Willibald Nagel (19 June 1870 – 13 November 1911) was a German physiologist, best known for his work in the field of sensory physiology.

Born in Tübingen, Nagel earned doctorates in sciences (1892) and medicine (1893), obtaining his habilitation two years later at the University of Freiburg as an assistant to physiologist Johannes von Kries. In 1902 he became an associate professor in Berlin, where he was appointed head of the sensory physiology department in the institute of physiology. In 1908 he was named professor of physiology at the University of Rostock.

His primary areas of work involved physiological optics, physiology in regards to sense of smell and taste, studies of position and motion sensations and the physiology of the vocal organs, to name a few. He is best remembered for the development of ophthalmic instruments and aids—he built an adaptometer for measuring dark adaptation of the eyes, an anomaloscope for the study of color blindness, and introduced the so-called Nagelschen Farbtäfelchen (Nagel's color tablet) for the testing of color perception.

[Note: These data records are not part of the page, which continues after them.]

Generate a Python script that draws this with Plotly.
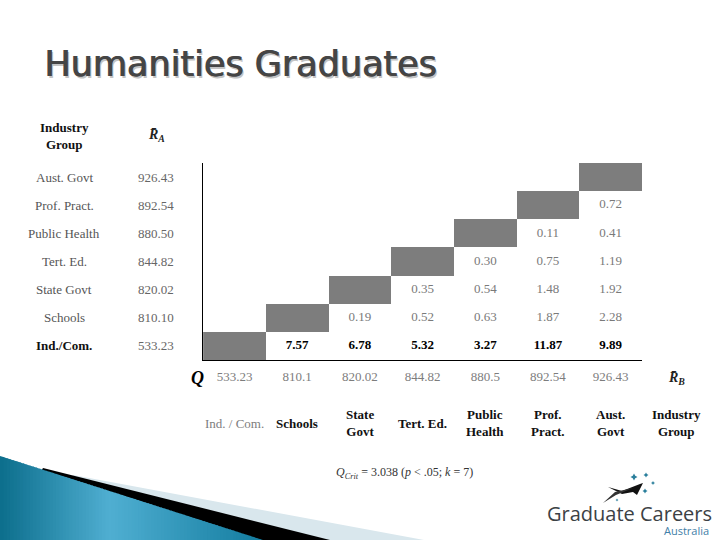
import plotly.graph_objects as go

# rows run bottom to top, columns left to right
row_names = ["Ind./Com.", "Schools", "State Govt", "Tert. Ed.", "Public Health", "Prof. Pract.", "Aust. Govt"]
row_means = ["533.23", "810.10", "820.02", "844.82", "880.50", "892.54", "926.43"]
col_means = ["533.23", "810.1", "820.02", "844.82", "880.5", "892.54", "926.43"]
col_names = ["Ind. / Com.", "Schools", "State<br>Govt", "Tert. Ed.", "Public<br>Health", "Prof.<br>Pract.", "Aust.<br>Govt"]

ind_com_q = ["7.57", "6.78", "5.32", "3.27", "11.87", "9.89"]
schools_q = ["0.19", "0.52", "0.63", "1.87", "2.28"]
state_q = ["0.35", "0.54", "1.48", "1.92"]
tert_q = ["0.30", "0.75", "1.19"]
public_q = ["0.11", "0.41"]
prof_q = ["0.72"]
q_rows = [ind_com_q, schools_q, state_q, tert_q, public_q, prof_q, []]

SERIF = "Liberation Serif"
GREY = "#7d7d7d"
W, H = 720, 540
L, R, T, B = 203, 642, 163, 360


def px_x(x):
    return (x - L) / (R - L)


def px_y(y):
    return (B - y) / (B - T)


def label(x, y, text, size=13, color="#555555", xanchor="center"):
    return dict(x=px_x(x), y=px_y(y), xref="paper", yref="paper", text=text, showarrow=False,
                xanchor=xanchor, yanchor="middle", align="center",
                font=dict(family=SERIF, size=size, color=color))


def poly(points, color):
    path = "M" + " L".join(f"{px_x(x):.5f},{px_y(y):.5f}" for x, y in points) + " Z"
    return dict(type="path", xref="paper", yref="paper", path=path, fillcolor=color, line_width=0, layer="below")


def star(x, y, r, color):
    return poly([(x, y - r), (x + r * 0.35, y - r * 0.35), (x + r, y), (x + r * 0.35, y + r * 0.35),
                 (x, y + r), (x - r * 0.35, y + r * 0.35), (x - r, y), (x - r * 0.35, y - r * 0.35)], color)


# gray diagonal cells
z = [[1 if c == r else None for c in range(7)] for r in range(7)]
fig = go.Figure(go.Heatmap(x=row_names, y=row_names, z=z, colorscale=[[0, GREY], [1, GREY]],
                           showscale=False, hoverinfo="skip"))

# q values above the diagonal
for r, vals in enumerate(q_rows):
    if not vals:
        continue
    text = [f"<b>{v}</b>" for v in vals] if r == 0 else vals
    fig.add_trace(go.Scatter(x=row_names[r + 1:], y=[row_names[r]] * len(vals), text=text, mode="text",
                             textposition="middle center", hoverinfo="skip",
                             textfont=dict(family=SERIF, size=13, color="#000000" if r == 0 else "#7a7a7a")))

annotations = []
shapes = []

# title with its soft shadow, dark copies doubled to thicken the strokes
for dx, dy, col in ((2, 2, "#c4c4c4"), (0, 0, "#454545"), (0.6, 0, "#454545")):
    annotations.append(dict(x=px_x(42 + dx), y=px_y(64 + dy), xref="paper", yref="paper",
                            text="Humanities Graduates", showarrow=False, xanchor="left", yanchor="middle",
                            font=dict(family="DejaVu Sans", size=35, color=col)))

annotations.append(label(64, 136, "<b>Industry<br>Group</b>", color="#111111"))
annotations.append(label(156, 135, "<b><i>R\u0304<sub>A</sub></i></b>", size=14, color="#222222"))

for r in range(7):
    bold = r == 0
    name = f"<b>{row_names[r]}</b>" if bold else row_names[r]
    annotations.append(dict(x=px_x(64), y=row_names[r], xref="paper", yref="y", text=name, showarrow=False,
                            xanchor="center", yanchor="middle",
                            font=dict(family=SERIF, size=13, color="#111111" if bold else "#555555")))
    annotations.append(dict(x=px_x(156), y=row_names[r], xref="paper", yref="y", text=row_means[r], showarrow=False,
                            xanchor="center", yanchor="middle",
                            font=dict(family=SERIF, size=13, color="#666666")))

for c in range(7):
    txt = col_names[c] if c == 0 else f"<b>{col_names[c]}</b>"
    annotations.append(dict(x=row_names[c], y=px_y(423), xref="x", yref="paper", text=txt, showarrow=False,
                            align="center", xanchor="center", yanchor="middle",
                            font=dict(family=SERIF, size=13, color=GREY if c == 0 else "#111111")))

annotations.append(label(197, 378, "<b><i>Q</i></b>", size=18, color="#000000"))
annotations.append(label(676, 378, "<b><i>R\u0304<sub>B</sub></i></b>", size=14, color="#222222"))
annotations.append(label(676, 423, "<b>Industry<br>Group</b>", color="#111111"))
annotations.append(label(404, 473, "<i>Q<sub>Crit</sub></i> = 3.038 (<i>p</i> &lt; .05; <i>k</i> = 7)", size=12, color="#333333"))

# logo
annotations.append(dict(x=px_x(545), y=px_y(513), xref="paper", yref="paper", text="Graduate Careers", showarrow=False,
                        xanchor="left", yanchor="middle", font=dict(family="Open Sans", size=20, color="#3c4145")))
annotations.append(dict(x=px_x(711), y=px_y(530), xref="paper", yref="paper", text="Australia", showarrow=False,
                        xanchor="right", yanchor="middle", font=dict(family="Open Sans", size=11, color="#3f80a8")))
shapes.append(poly([(608, 487), (622, 491), (640, 484), (643, 483), (637, 495), (633, 492), (622, 494)], "#111111"))
shapes.append(poly([(603, 503), (615, 492), (633, 488), (616, 495)], "#333333"))
for sx, sy, sr, col in [(634, 477, 3.5, "#2a7f9c"), (646, 475, 2.5, "#2a7f9c"), (653, 483, 2, "#2a7f9c"),
                        (645, 491, 2.5, "#2a7f9c"), (617, 500, 1.5, "#2a7f9c")]:
    shapes.append(star(sx, sy, sr, col))

# corner wedges
shapes.append(poly([(73, 475), (424, 540), (0, 540)], "#d9e7ed"))
shapes.append(poly([(43, 468), (330, 540), (0, 540)], "#000000"))
band_stops = [(0, (12, 110, 140)), (110, (80, 175, 210)), (263, (20, 125, 160))]
n_bands = 80
for i in range(n_bands):
    x0 = 263 * i / n_bands
    x1 = 263 * (i + 1) / n_bands + 1
    mid = (x0 + x1) / 2
    a, b = (band_stops[0], band_stops[1]) if mid < 110 else (band_stops[1], band_stops[2])
    t = (mid - a[0]) / (b[0] - a[0])
    col = "rgb(%d,%d,%d)" % tuple(a[1][k] + (b[1][k] - a[1][k]) * t for k in range(3))
    shapes.append(poly([(x0, 456 + x0 * 84 / 263), (x1, 456 + x1 * 84 / 263), (x1, 540), (x0, 540)], col))

fig.update_layout(
    width=W, height=H, margin=dict(l=L, r=W - R, t=T, b=H - B), autosize=False,
    paper_bgcolor="white", plot_bgcolor="white", showlegend=False,
    annotations=annotations, shapes=shapes,
)
fig.update_xaxes(type="category", categoryorder="array", categoryarray=row_names, tickvals=row_names, ticktext=col_means,
                 showgrid=False, zeroline=False, showline=True, linecolor="black", linewidth=1,
                 ticks="outside", ticklen=4, tickcolor="white",
                 tickfont=dict(family=SERIF, size=13, color=GREY), fixedrange=True)
fig.update_yaxes(type="category", categoryorder="array", categoryarray=row_names, showgrid=False, zeroline=False,
                 showline=True, linecolor="black", linewidth=1, showticklabels=False, ticks="", fixedrange=True)

fig.write_html("out.html", post_script="document.body.style.margin='0';", config=dict(displayModeBar=False))
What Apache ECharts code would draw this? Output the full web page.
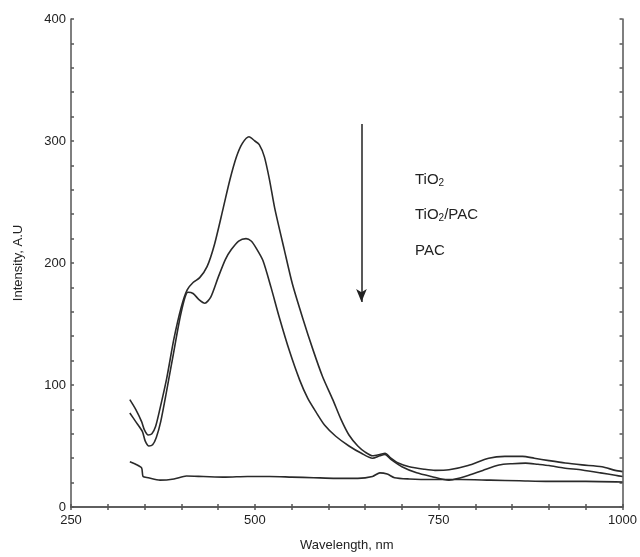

With Hermann Ebbinghaus, he was co-editor of the journal Zeitschrift für psychologie und physiologie der sinnesorgane.

He died in Rostock.

== Associated eponym ==
- Nagel's test: a test for color vision in which the observer determines the relative amounts of red and green in order to match spectral yellow.

== Published works ==
He was the author of the popular Handbuch der Physiologie des Menschen (Handbook of Human Physiology), published in five volumes from 1904 to 1910. The following are a few of his many writings involving physiology of the senses:

- Die niederen Sinne der Insekten (The Lower Senses of Insects), 1892.
- Tafeln zur Diagnose der Farbenblindheit (Table for Diagnosis of Color Blindness), 1898.
- Die Lage-, Bewegungs- und Widerstandsempfindungen (Position, Movement and Resistance Sensations), 1904.
- Allgemeine Einleitung zur Physiologie der Sinne (General Introduction to Sensory Physiology), 1904.
- Methoden zur erforschung des licht- und farbensinns (Methods for the Exploration of Light and Color Perception), 1908.